Change = Opportunity


Whichever direction you turn and whatever your perspective on the industry in Brazil, one must realize that, “the times they are a changin.” Rarely do you have so many factors in play at the same time opening so many different doors in so many different areas as in the Brazilian hydrocarbon sector today. The large companies and majors have the pre-salt E&P with its huge investments and even larger rewards potential. As Petrobras is forced to focus on this aspect of the business and improve its balance sheet, it must sacrifice some smaller and neglected hydrocarbon assets to divestment.

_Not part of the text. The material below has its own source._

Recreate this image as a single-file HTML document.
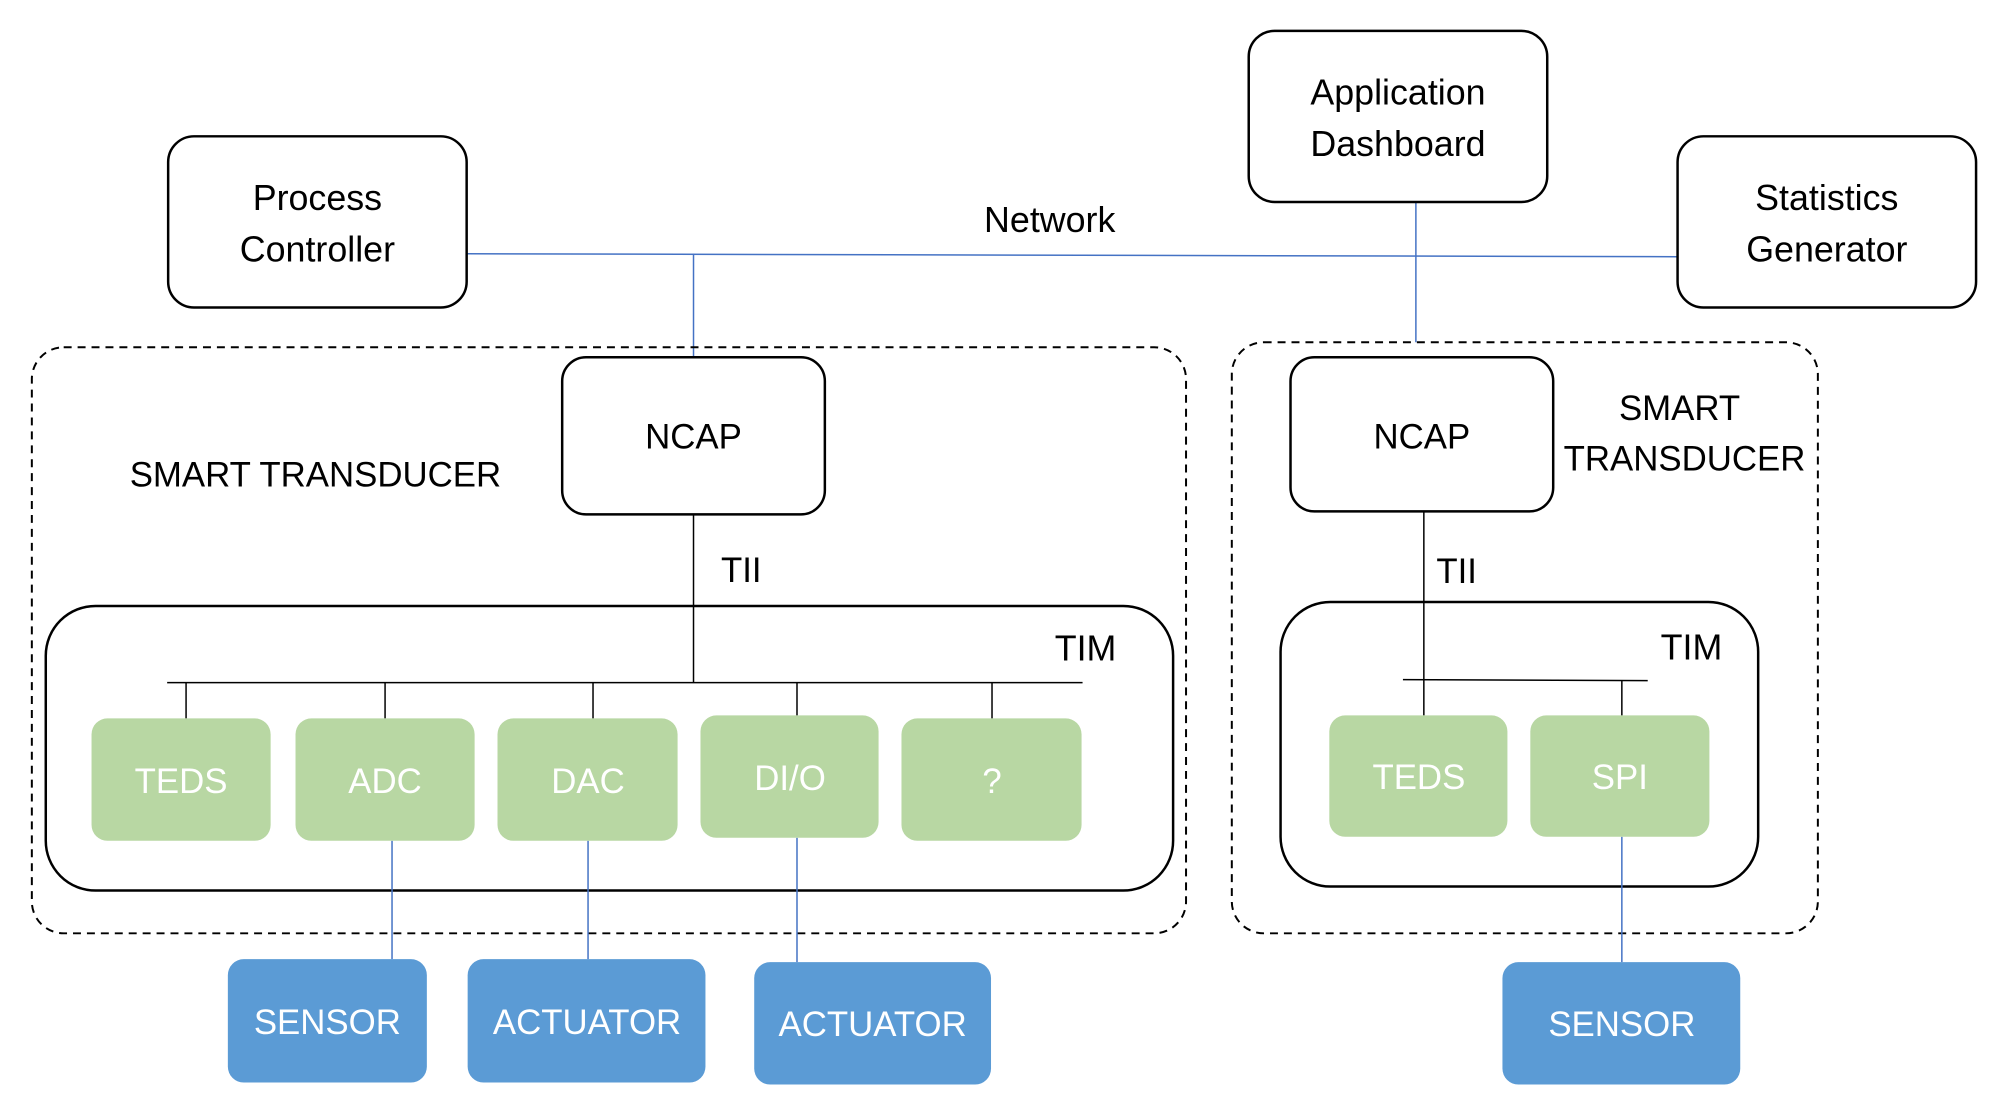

Meanwhile, the door to exploration and discovery of new resources is opened even wider by conventional bid rounds such as ANP Round 16 and a new program that could revolutionize the sector like the Permanent Offer of Areas which allows open acreage to be claimed by any company willing to pay the guarantee and perform the work commitments. On top of this a sympathetic, pro-business administration in power is taking action to dismantle long-standing pipeline, gas market, and refining monopolies by Petrobras in the country as well as an underdeveloped natural gas market that is virtually certain to expand. All of this adds up to the definite conclusion regarding Brazil that for hydrocarbons, “The future is now.”